How I broke and fixed Kantoniko?

A couple of days ago I broke Kantoniko, one of the static web sites I maintain.

How did it happen? - You might ask.

It was the collaboration of two issues.

I removed a piece of data from one repository, but forgot to remove the reference to it from another repository. This made the code generating the site crash and generate only part of the pages.

Seeing the CI fail would have been annoying, but at least I would have know immediately that something is broken. Unfortunately there was another bug. I used a shell script in GitHub Actions without set -e meaning that the CI did not fail. It went on and deployed the partially generated site.

I only noticed that site is broken because at that time I was looking at a page that suddenly went missing.

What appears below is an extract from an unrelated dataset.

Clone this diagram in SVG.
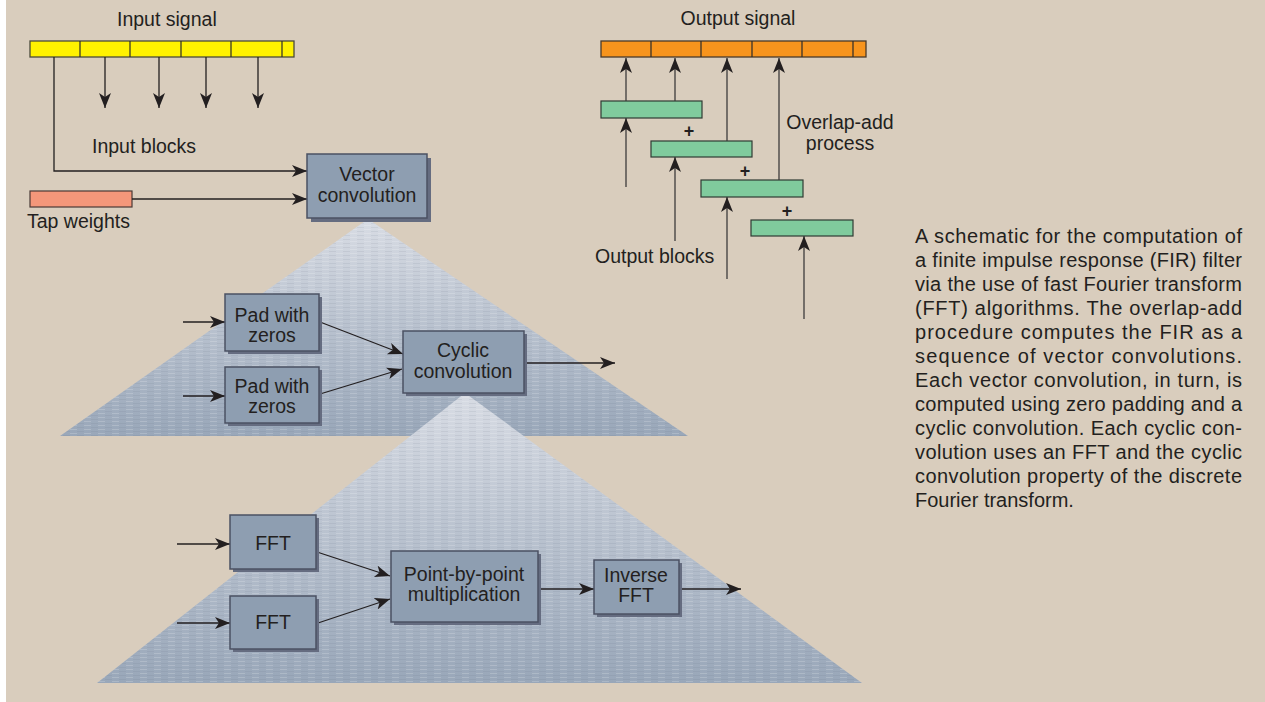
<svg xmlns="http://www.w3.org/2000/svg" width="1265" height="702" viewBox="0 0 1265 702">
<style>
text{font-family:"Liberation Sans",Arial,sans-serif;fill:#231f20}
.lbl{font-size:19.5px}
.mid{text-anchor:middle}
.box{fill:#8e9eb1;stroke:#4b5163;stroke-width:1.5}
.shd{fill:#656c80}
.cn{fill:none;stroke:#231f20;stroke-width:1.3;marker-end:url(#ah)}
.cg{fill:none;stroke:#3d3b3b;stroke-width:1.3;marker-end:url(#ah)}
.seg{stroke:#2b2b2b;stroke-width:1.2}
.grn{fill:#80cb9d;stroke:#2f3b33;stroke-width:1.2}
.para{font-size:20px}
.plus{font-size:18px;font-weight:bold}
</style>
<defs>
<marker id="ah" markerUnits="userSpaceOnUse" markerWidth="17" markerHeight="14" refX="15" refY="6" orient="auto">
<path d="M0,0 L15,6 L0,12 L4,6 Z" fill="#231f20"/>
</marker>
<linearGradient id="g1" x1="0" y1="0" x2="0" y2="1">
<stop offset="0" stop-color="#d8dce4"/>
<stop offset="1" stop-color="#99a7b9"/>
</linearGradient>
<pattern id="tex" width="14" height="4" patternUnits="userSpaceOnUse">
<line x1="0" y1="1.5" x2="7" y2="1.5" stroke="#ffffff" stroke-opacity="0.18" stroke-width="1"/>
<line x1="7" y1="3.5" x2="14" y2="3.5" stroke="#5a6478" stroke-opacity="0.10" stroke-width="1"/>
</pattern>
</defs>
<rect x="0" y="0" width="1265" height="702" fill="#ffffff"/>
<rect x="6" y="0" width="1259" height="702" fill="#d9cdbd"/>

<g id="pyramids">
<polygon points="368,219 60,436 688,436" fill="url(#g1)"/>
<polygon points="368,219 60,436 688,436" fill="url(#tex)"/>
<polygon points="465,393 97,683 862,683" fill="url(#g1)"/>
<polygon points="465,393 97,683 862,683" fill="url(#tex)"/>
</g>

<g id="input-signal">
<rect x="30" y="41" width="264" height="16" fill="#fff200" stroke="#4a4a3a" stroke-width="1.3"/>
<line class="seg" x1="80" y1="41" x2="80" y2="57"/>
<line class="seg" x1="130" y1="41" x2="130" y2="57"/>
<line class="seg" x1="181" y1="41" x2="181" y2="57"/>
<line class="seg" x1="231" y1="41" x2="231" y2="57"/>
<line class="seg" x1="282" y1="41" x2="282" y2="57"/>
<text class="lbl" x="117" y="26">Input signal</text>
</g>
<text class="lbl" x="92" y="153">Input blocks</text>

<g id="tap-weights">
<rect x="30" y="191" width="102" height="16" fill="#f4977a" stroke="#4a3a35" stroke-width="1.2"/>
<text class="lbl" x="27" y="228">Tap weights</text>
</g>

<g id="output-signal">
<rect x="601" y="41" width="265" height="16" fill="#f7941d" stroke="#4a3a2a" stroke-width="1.3"/>
<line class="seg" x1="651" y1="41" x2="651" y2="57"/>
<line class="seg" x1="701" y1="41" x2="701" y2="57"/>
<line class="seg" x1="752" y1="41" x2="752" y2="57"/>
<line class="seg" x1="802" y1="41" x2="802" y2="57"/>
<line class="seg" x1="853" y1="41" x2="853" y2="57"/>
<text class="lbl mid" x="738" y="25">Output signal</text>
</g>

<g id="output-blocks">
<rect class="grn" x="601" y="101" width="101" height="17"/>
<rect class="grn" x="651" y="141" width="101" height="16"/>
<rect class="grn" x="701" y="180" width="102" height="17"/>
<rect class="grn" x="751" y="220" width="102" height="16"/>
<text x="689" y="137" class="plus mid">+</text>
<text x="745" y="177" class="plus mid">+</text>
<text x="787" y="217" class="plus mid">+</text>
<text class="lbl" x="595" y="263">Output blocks</text>
<text class="lbl mid" x="840" y="129">Overlap-add</text>
<text class="lbl mid" x="840" y="150">process</text>
</g>

<g id="connectors">
<path class="cn" d="M54,57 V171 H307"/>
<path class="cn" d="M132,199 H307"/>
<path class="cn" d="M105,57 V108"/>
<path class="cn" d="M159,57 V108"/>
<path class="cn" d="M206,57 V108"/>
<path class="cn" d="M258,57 V108"/>
<path class="cg" d="M626,101 V58"/>
<path class="cg" d="M675,101 V58"/>
<path class="cg" d="M727,141 V58"/>
<path class="cg" d="M779,180 V58"/>
<path class="cg" d="M626,187 V118"/>
<path class="cg" d="M675,241 V157"/>
<path class="cg" d="M727,279 V197"/>
<path class="cg" d="M804,319 V236"/>
<path class="cn" d="M183,322 H225"/>
<path class="cn" d="M183,396 H225"/>
<path class="cn" d="M320,322 L403,354"/>
<path class="cn" d="M320,394 L402,369"/>
<path class="cn" d="M525,363 H615"/>
<path class="cn" d="M177,544 H230"/>
<path class="cn" d="M177,623 H230"/>
<path class="cn" d="M317,552 L390,576"/>
<path class="cn" d="M318,623 L390,599"/>
<path class="cn" d="M539,589 H594"/>
<path class="cn" d="M680,589 H741"/>
</g>

<g id="vector-convolution">
<rect class="shd" x="311" y="158" width="120" height="64"/>
<rect class="box" x="307" y="154" width="120" height="64"/>
<text class="lbl mid" x="367" y="181">Vector</text>
<text class="lbl mid" x="367" y="202">convolution</text>
</g>

<g id="pad-zeros-1">
<rect class="shd" x="228" y="297" width="94" height="57"/>
<rect class="box" x="225" y="294" width="94" height="57"/>
<text class="lbl mid" x="272" y="322">Pad with</text>
<text class="lbl mid" x="272" y="342">zeros</text>
</g>

<g id="pad-zeros-2">
<rect class="shd" x="228" y="370" width="94" height="56"/>
<rect class="box" x="225" y="367" width="94" height="56"/>
<text class="lbl mid" x="272" y="393">Pad with</text>
<text class="lbl mid" x="272" y="413">zeros</text>
</g>

<g id="cyclic-convolution">
<rect class="shd" x="406" y="334" width="121" height="62"/>
<rect class="box" x="403" y="331" width="121" height="62"/>
<text class="lbl mid" x="463" y="357">Cyclic</text>
<text class="lbl mid" x="463" y="378">convolution</text>
</g>

<g id="fft-1">
<rect class="shd" x="233" y="518" width="86" height="54"/>
<rect class="box" x="230" y="515" width="86" height="54"/>
<text class="lbl mid" x="273" y="550">FFT</text>
</g>

<g id="fft-2">
<rect class="shd" x="233" y="599" width="86" height="53"/>
<rect class="box" x="230" y="596" width="86" height="53"/>
<text class="lbl mid" x="273" y="629">FFT</text>
</g>

<g id="point-by-point">
<rect class="shd" x="394" y="554" width="147" height="71"/>
<rect class="box" x="391" y="551" width="147" height="71"/>
<text class="lbl mid" x="464" y="581">Point-by-point</text>
<text class="lbl mid" x="464" y="601">multiplication</text>
</g>

<g id="inverse-fft">
<rect class="shd" x="597" y="563" width="85" height="54"/>
<rect class="box" x="594" y="560" width="85" height="54"/>
<text class="lbl mid" x="636" y="582">Inverse</text>
<text class="lbl mid" x="636" y="602">FFT</text>
</g>

<g id="caption" class="para">
<text class="para" x="915" y="243" textLength="327" lengthAdjust="spacing">A schematic for the computation of</text>
<text class="para" x="915" y="267" textLength="327" lengthAdjust="spacing">a finite impulse response (FIR) filter</text>
<text class="para" x="915" y="291" textLength="327" lengthAdjust="spacing">via the use of fast Fourier transform</text>
<text class="para" x="915" y="315" textLength="327" lengthAdjust="spacing">(FFT) algorithms. The overlap-add</text>
<text class="para" x="915" y="339" textLength="327" lengthAdjust="spacing">procedure computes the FIR as a</text>
<text class="para" x="915" y="363" textLength="327" lengthAdjust="spacing">sequence of vector convolutions.</text>
<text class="para" x="915" y="387" textLength="327" lengthAdjust="spacing">Each vector convolution, in turn, is</text>
<text class="para" x="915" y="411" textLength="327" lengthAdjust="spacing">computed using zero padding and a</text>
<text class="para" x="915" y="435" textLength="327" lengthAdjust="spacing">cyclic convolution. Each cyclic con-</text>
<text class="para" x="915" y="459" textLength="327" lengthAdjust="spacing">volution uses an FFT and the cyclic</text>
<text class="para" x="915" y="483" textLength="327" lengthAdjust="spacing">convolution property of the discrete</text>
<text class="para" x="915" y="507">Fourier transform.</text>
</g>
</svg>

I went to GitHub to see the output of the CI job and I saw the error, however GitHub Action was all green. Basically it swept the error under the carpet.

The fix was easy. First I fixed the data removing the reference to the now missing piece of data. This allowed the full site to be generated and deployed.

Then I fixed the shell script adding set -ex to it.

Finally, I wanted to verify that from now on it will stop the CI if the site generation fails. So I restored the invalid data reference and pushed it out to GitHub again. This time the CI process failed and I got the notification. The site did not break

Responses and improvements

One of the responses I got from Mikko Koivunalho to also use -u and then Olaf Alders added -o pipefail.

So now the recommended command is

set -exu -o pipefail